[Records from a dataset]
^^^^^^^^^^^^^^^^

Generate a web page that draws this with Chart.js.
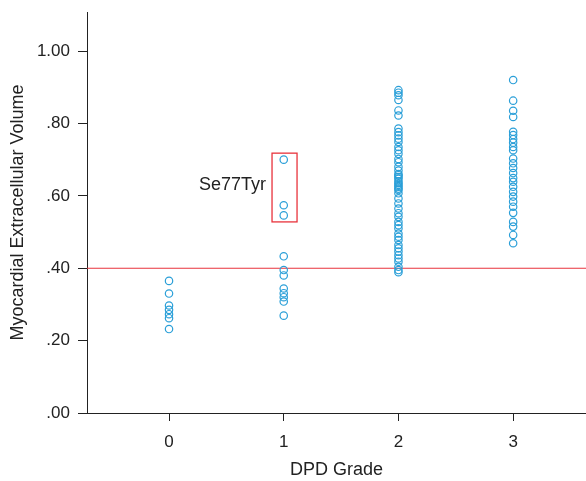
<!DOCTYPE html>
<html><head><meta charset="utf-8">
<script src="https://cdn.jsdelivr.net/npm/chart.js@4/dist/chart.umd.min.js"></script>
<style>html,body{margin:0;padding:0;background:#fff}#w{width:586px;height:481px}</style>
</head><body><div id="w"><canvas id="c" width="586" height="481"></canvas></div>
<script>
const grades = [0, 1, 2, 3];
const gradeLabels = ["0", "1", "2", "3"];
const yTicks = [0, 0.2, 0.4, 0.6, 0.8, 1.0];
const grade0 = [0.365, 0.330, 0.297, 0.285, 0.273, 0.262, 0.232];
const grade1 = [0.700, 0.574, 0.546, 0.433, 0.395, 0.380, 0.344, 0.331, 0.320, 0.308, 0.269];
const grade2 = [0.892, 0.885, 0.878, 0.865, 0.836, 0.822, 0.786, 0.776, 0.767, 0.758, 0.749, 0.735,
  0.726, 0.716, 0.702, 0.693, 0.680, 0.670, 0.660, 0.657, 0.652, 0.647, 0.640, 0.635, 0.630, 0.625,
  0.620, 0.616, 0.607, 0.593, 0.579, 0.565, 0.552, 0.542, 0.528, 0.519, 0.510, 0.496, 0.487, 0.478,
  0.464, 0.455, 0.446, 0.436, 0.427, 0.418, 0.404, 0.395, 0.389];
const grade3 = [0.920, 0.863, 0.835, 0.818, 0.777, 0.768, 0.757, 0.747, 0.735, 0.726, 0.703, 0.690,
  0.677, 0.663, 0.649, 0.639, 0.625, 0.611, 0.598, 0.584, 0.570, 0.553, 0.528, 0.515, 0.492, 0.469];
const threshold = 0.40;
const xRange = [-0.715, 3.635];
const yRange = [0, 1.108];
const boxX = [0.898, 1.116];
const boxY = [0.528, 0.718];
const boxLabel = "Se77Tyr";
const boxLabelPos = [0.845, 0.63];

const series = [grade0, grade1, grade2, grade3];
const pts = [];
series.forEach((arr, i) => arr.forEach(v => pts.push({x: grades[i], y: v})));

const FONT = "'Liberation Sans', Arial, sans-serif";
const BLUE = '#2a9fd8';
const RED = '#e8333c';
const INK = '#222222';

const overlay = {
  id: 'overlay',
  afterDatasetsDraw(chart) {
    const {ctx, scales: {x, y}} = chart;
    ctx.save();
    const x0 = x.getPixelForValue(boxX[0]), x1 = x.getPixelForValue(boxX[1]);
    const y0 = y.getPixelForValue(boxY[1]), y1 = y.getPixelForValue(boxY[0]);
    ctx.strokeStyle = RED; ctx.lineWidth = 1.3;
    ctx.strokeRect(x0, y0, x1 - x0, y1 - y0);
    ctx.fillStyle = INK;
    ctx.font = '18px ' + FONT;
    ctx.textAlign = 'right'; ctx.textBaseline = 'middle';
    ctx.fillText(boxLabel, x.getPixelForValue(boxLabelPos[0]), y.getPixelForValue(boxLabelPos[1]));
    ctx.restore();
  }
};

function noPad(s) { s.paddingTop = 0; s.paddingBottom = 0; s.paddingLeft = 0; s.paddingRight = 0; }

new Chart(document.getElementById('c'), {
  type: 'scatter',
  data: {
    datasets: [
      {
        type: 'line',
        data: [{x: xRange[0], y: threshold}, {x: xRange[1], y: threshold}],
        borderColor: RED, borderWidth: 1.2, pointRadius: 0, fill: false, order: 2
      },
      {
        data: pts,
        pointStyle: 'circle', pointRadius: 3.7, pointBorderWidth: 1.2,
        borderColor: BLUE, backgroundColor: 'rgba(0,0,0,0)', order: 1
      }
    ]
  },
  options: {
    responsive: false, animation: false,
    layout: {autoPadding: false, padding: {top: 12, right: 0, left: 0, bottom: 0}},
    plugins: {legend: {display: false}, tooltip: {enabled: false}},
    scales: {
      x: {
        type: 'linear', min: xRange[0], max: xRange[1],
        afterBuildTicks: s => { s.ticks = grades.map(v => ({value: v})); },
        afterFit: s => { s.height = 68; noPad(s); },
        grid: {drawOnChartArea: false, drawTicks: true, tickLength: 8, color: INK, lineWidth: 1},
        border: {display: true, color: INK, width: 1},
        ticks: {color: INK, font: {family: FONT, size: 17}, padding: 11,
          callback: (v) => gradeLabels[grades.indexOf(v)]},
        title: {display: true, text: 'DPD Grade', color: INK, font: {family: FONT, size: 18}, padding: {top: 7, bottom: 0}}
      },
      y: {
        type: 'linear', min: yRange[0], max: yRange[1],
        afterBuildTicks: s => { s.ticks = yTicks.map(v => ({value: v})); },
        afterFit: s => { s.width = 87; noPad(s); },
        grid: {drawOnChartArea: false, drawTicks: true, tickLength: 9, color: INK, lineWidth: 1},
        border: {display: true, color: INK, width: 1},
        ticks: {color: INK, font: {family: FONT, size: 17}, padding: 8,
          callback: (v) => { const s = v.toFixed(2); return s.startsWith('0') ? s.slice(1) : s; }},
        title: {display: true, text: 'Myocardial Extracellular Volume', color: INK, font: {family: FONT, size: 18}, padding: {top: 7, bottom: 4}}
      }
    }
  },
  plugins: [overlay]
});
</script></body></html>
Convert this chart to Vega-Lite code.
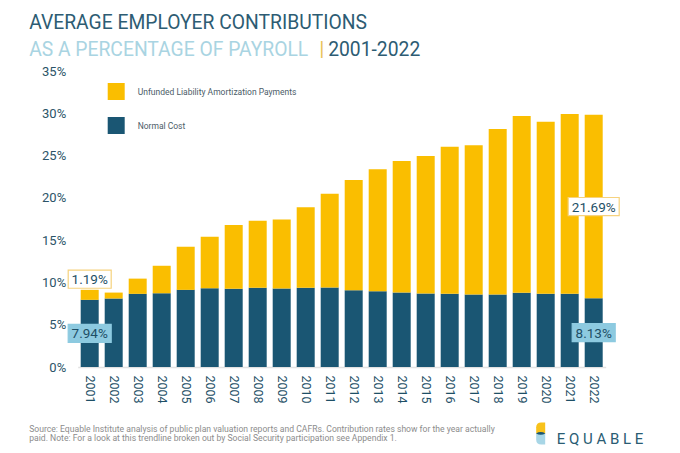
{
  "$schema": "https://vega.github.io/schema/vega-lite/v6.json",
  "description": "Average employer contributions as a percentage of payroll, 2001-2022",
  "autosize": {"type": "none"},
  "padding": {"left": 77.7, "top": 71, "right": 74.3, "bottom": 86},
  "width": 528,
  "height": 296,
  "data": {
    "values": [
      {"year": 2001, "component": "Normal Cost", "value": 7.94},
      {"year": 2001, "component": "Unfunded Liability Amortization Payments", "value": 1.19},
      {"year": 2002, "component": "Normal Cost", "value": 8.1},
      {"year": 2002, "component": "Unfunded Liability Amortization Payments", "value": 0.7},
      {"year": 2003, "component": "Normal Cost", "value": 8.65},
      {"year": 2003, "component": "Unfunded Liability Amortization Payments", "value": 1.8},
      {"year": 2004, "component": "Normal Cost", "value": 8.72},
      {"year": 2004, "component": "Unfunded Liability Amortization Payments", "value": 3.25},
      {"year": 2005, "component": "Normal Cost", "value": 9.12},
      {"year": 2005, "component": "Unfunded Liability Amortization Payments", "value": 5.1},
      {"year": 2006, "component": "Normal Cost", "value": 9.32},
      {"year": 2006, "component": "Unfunded Liability Amortization Payments", "value": 6.08},
      {"year": 2007, "component": "Normal Cost", "value": 9.24},
      {"year": 2007, "component": "Unfunded Liability Amortization Payments", "value": 7.55},
      {"year": 2008, "component": "Normal Cost", "value": 9.36},
      {"year": 2008, "component": "Unfunded Liability Amortization Payments", "value": 7.93},
      {"year": 2009, "component": "Normal Cost", "value": 9.28},
      {"year": 2009, "component": "Unfunded Liability Amortization Payments", "value": 8.17},
      {"year": 2010, "component": "Normal Cost", "value": 9.36},
      {"year": 2010, "component": "Unfunded Liability Amortization Payments", "value": 9.52},
      {"year": 2011, "component": "Normal Cost", "value": 9.4},
      {"year": 2011, "component": "Unfunded Liability Amortization Payments", "value": 11.09},
      {"year": 2012, "component": "Normal Cost", "value": 9.08},
      {"year": 2012, "component": "Unfunded Liability Amortization Payments", "value": 13.03},
      {"year": 2013, "component": "Normal Cost", "value": 8.96},
      {"year": 2013, "component": "Unfunded Liability Amortization Payments", "value": 14.42},
      {"year": 2014, "component": "Normal Cost", "value": 8.81},
      {"year": 2014, "component": "Unfunded Liability Amortization Payments", "value": 15.55},
      {"year": 2015, "component": "Normal Cost", "value": 8.69},
      {"year": 2015, "component": "Unfunded Liability Amortization Payments", "value": 16.26},
      {"year": 2016, "component": "Normal Cost", "value": 8.65},
      {"year": 2016, "component": "Unfunded Liability Amortization Payments", "value": 17.4},
      {"year": 2017, "component": "Normal Cost", "value": 8.57},
      {"year": 2017, "component": "Unfunded Liability Amortization Payments", "value": 17.65},
      {"year": 2018, "component": "Normal Cost", "value": 8.57},
      {"year": 2018, "component": "Unfunded Liability Amortization Payments", "value": 19.58},
      {"year": 2019, "component": "Normal Cost", "value": 8.77},
      {"year": 2019, "component": "Unfunded Liability Amortization Payments", "value": 20.92},
      {"year": 2020, "component": "Normal Cost", "value": 8.65},
      {"year": 2020, "component": "Unfunded Liability Amortization Payments", "value": 20.36},
      {"year": 2021, "component": "Normal Cost", "value": 8.65},
      {"year": 2021, "component": "Unfunded Liability Amortization Payments", "value": 21.28},
      {"year": 2022, "component": "Normal Cost", "value": 8.13},
      {"year": 2022, "component": "Unfunded Liability Amortization Payments", "value": 21.69}
    ]
  },
  "encoding": {
    "x": {
      "field": "year",
      "type": "ordinal",
      "scale": {"paddingInner": 0.25, "paddingOuter": 0.125},
      "axis": {
        "title": null,
        "labelAngle": 90,
        "labelFontSize": 12.5,
        "labelColor": "#1E4F66",
        "labelPadding": 8,
        "ticks": false,
        "domainColor": "#E2E2E2",
        "domainWidth": 1.5
      }
    }
  },
  "layer": [
    {
      "mark": {"type": "bar"},
      "encoding": {
        "y": {
          "field": "value",
          "type": "quantitative",
          "stack": "zero",
          "scale": {"domain": [0, 35], "nice": false},
          "axis": {
            "title": null,
            "values": [0, 5, 10, 15, 20, 25, 30, 35],
            "labelExpr": "datum.value + '%'",
            "labelFontSize": 13,
            "labelColor": "#2C5468",
            "labelPadding": 12,
            "ticks": false,
            "domain": false,
            "grid": false
          }
        },
        "color": {
          "field": "component",
          "type": "nominal",
          "scale": {
            "domain": ["Unfunded Liability Amortization Payments", "Normal Cost"],
            "range": ["#FABE00", "#1A5673"]
          },
          "legend": {
            "title": null,
            "orient": "none",
            "legendX": 30,
            "legendY": 12,
            "padding": 0,
            "symbolType": "square",
            "symbolSize": 289,
            "symbolStrokeWidth": 0,
            "symbolOpacity": 1,
            "rowPadding": 17,
            "labelOffset": 13,
            "labelFontSize": 8.5,
            "labelColor": "#4C5C68",
            "labelLimit": 300
          }
        },
        "order": {"field": "component", "sort": "ascending"}
      }
    },
    {
      "transform": [
        {"filter": "datum.year == 2001 || datum.year == 2022"},
        {"stack": "value", "groupby": ["year"], "sort": [{"field": "component", "order": "ascending"}], "as": ["v0", "v1"]},
        {"calculate": "datum.v1 - datum.v0 < 3 ? datum.v1 + 1.25 : (datum.v0 + datum.v1) / 2", "as": "ly"},
        {"calculate": "datum.ly - 1.07", "as": "ly0"},
        {"calculate": "datum.ly + 1.07", "as": "ly1"},
        {"calculate": "format(datum.value, '.2f') + '%'", "as": "label"}
      ],
      "layer": [
        {
          "transform": [{"filter": "length(datum.label) == 5"}],
          "mark": {"type": "bar", "width": 43, "strokeWidth": 1.2},
          "encoding": {
            "y": {"field": "ly0", "type": "quantitative"},
            "y2": {"field": "ly1"},
            "fill": {"condition": {"test": "datum.component == 'Normal Cost'", "value": "#8DCAE0"}, "value": "#FFFFFF"},
            "stroke": {"condition": {"test": "datum.component == 'Normal Cost'", "value": "#8DCAE0"}, "value": "#F6D27E"}
          }
        },
        {
          "transform": [{"filter": "length(datum.label) == 6"}],
          "mark": {"type": "bar", "width": 51, "strokeWidth": 1.2},
          "encoding": {
            "y": {"field": "ly0", "type": "quantitative"},
            "y2": {"field": "ly1"},
            "fill": {"condition": {"test": "datum.component == 'Normal Cost'", "value": "#8DCAE0"}, "value": "#FFFFFF"},
            "stroke": {"condition": {"test": "datum.component == 'Normal Cost'", "value": "#8DCAE0"}, "value": "#F6D27E"}
          }
        },
        {
          "mark": {"type": "text", "fontSize": 13.5, "color": "#1E4F66", "baseline": "middle", "dy": 1},
          "encoding": {
            "y": {"field": "ly", "type": "quantitative"},
            "text": {"field": "label"}
          }
        }
      ]
    },
    {
      "data": {"values": [{"line": "AVERAGE EMPLOYER CONTRIBUTIONS"}]},
      "mark": {"type": "text", "align": "left", "baseline": "alphabetic", "fontSize": 19.3, "fontWeight": 400, "color": "#2D5C73", "dx": -60.5},
      "encoding": {
        "x": {"datum": 2001, "type": "ordinal"},
        "y": {"datum": 39.93, "type": "quantitative"},
        "text": {"field": "line"}
      }
    },
    {
      "data": {"values": [{"line": "AS A PERCENTAGE OF PAYROLL"}]},
      "mark": {"type": "text", "align": "left", "baseline": "alphabetic", "fontSize": 19.3, "fontWeight": 400, "color": "#A9D4E2", "dx": -60.5},
      "encoding": {
        "x": {"datum": 2001, "type": "ordinal"},
        "y": {"datum": 36.81, "type": "quantitative"},
        "text": {"field": "line"}
      }
    },
    {
      "data": {"values": [{"line": "|"}]},
      "mark": {"type": "text", "align": "left", "baseline": "alphabetic", "fontSize": 21, "fontWeight": 400, "color": "#E9C25A", "dx": 229.5},
      "encoding": {
        "x": {"datum": 2001, "type": "ordinal"},
        "y": {"datum": 36.81, "type": "quantitative"},
        "text": {"field": "line"}
      }
    },
    {
      "data": {"values": [{"line": "2001-2022"}]},
      "mark": {"type": "text", "align": "left", "baseline": "alphabetic", "fontSize": 19.3, "fontWeight": 400, "color": "#2D5C73", "dx": 238.5},
      "encoding": {
        "x": {"datum": 2001, "type": "ordinal"},
        "y": {"datum": 36.81, "type": "quantitative"},
        "text": {"field": "line"}
      }
    },
    {
      "data": {"values": [{"note": ["Source: Equable Institute analysis of public plan valuation reports and CAFRs. Contribution rates show for the year actually", "paid. Note: For a look at this trendline broken out by Social Security participation see Appendix 1."]}]},
      "mark": {"type": "text", "align": "left", "baseline": "alphabetic", "fontSize": 8.6, "lineHeight": 9, "color": "#8C8C8C", "dx": -60.5},
      "encoding": {
        "x": {"datum": 2001, "type": "ordinal"},
        "y": {"datum": -7.7, "type": "quantitative"},
        "text": {"field": "note"}
      }
    },
    {
      "data": {"values": [{"brand": "E Q U A B L E"}]},
      "mark": {"type": "text", "align": "left", "baseline": "alphabetic", "fontSize": 15, "color": "#2A5C73", "dx": -37},
      "encoding": {
        "x": {"datum": 2022, "type": "ordinal"},
        "y": {"datum": -9.15, "type": "quantitative"},
        "text": {"field": "brand"}
      }
    },
    {
      "data": {"values": [{"part": "top"}]},
      "mark": {"type": "point", "filled": true, "opacity": 1, "size": 121, "color": "#F8C21B", "xOffset": -53, "shape": "M-0.82,0 L-0.82,-1.1 Q-0.82,-2 0.1,-2 L0.82,-2 L0.82,0 Z"},
      "encoding": {
        "x": {"datum": 2022, "type": "ordinal"},
        "y": {"datum": -7.85, "type": "quantitative"}
      }
    },
    {
      "data": {"values": [{"part": "bottom"}]},
      "mark": {"type": "point", "filled": true, "opacity": 1, "size": 121, "color": "#A8D6E6", "xOffset": -53, "shape": "M-0.82,0 L-0.82,1.1 Q-0.82,2 0.1,2 L0.82,2 L0.82,0 Z"},
      "encoding": {
        "x": {"datum": 2022, "type": "ordinal"},
        "y": {"datum": -7.85, "type": "quantitative"}
      }
    },
    {
      "data": {"values": [{"part": "eye"}]},
      "mark": {"type": "point", "filled": true, "opacity": 1, "size": 121, "color": "#1A5673", "xOffset": -53, "shape": "M-0.85,0 Q0,-0.5 0.85,0 Q0,0.5 -0.85,0 Z"},
      "encoding": {
        "x": {"datum": 2022, "type": "ordinal"},
        "y": {"datum": -7.85, "type": "quantitative"}
      }
    }
  ],
  "config": {
    "font": "Roboto",
    "view": {"stroke": null}
  }
}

^^^^^^^^^^^^^^^^

* _EXERCISE AIM_
Look through the entries above for the word "this". Copy every line where it shows up.

* _EXERCISE OUTPUT_
Generate a web page that draws this with Chart.js.
Convert this chart to Vega-Lite code.
      "data": {"values": [{"note": ["Source: Equable Institute analysis of public plan valuation reports and CAFRs. Contribution rates show for the year actually", "paid. Note: For a look at this trendline broken out by Social Security participation see Appendix 1."]}]},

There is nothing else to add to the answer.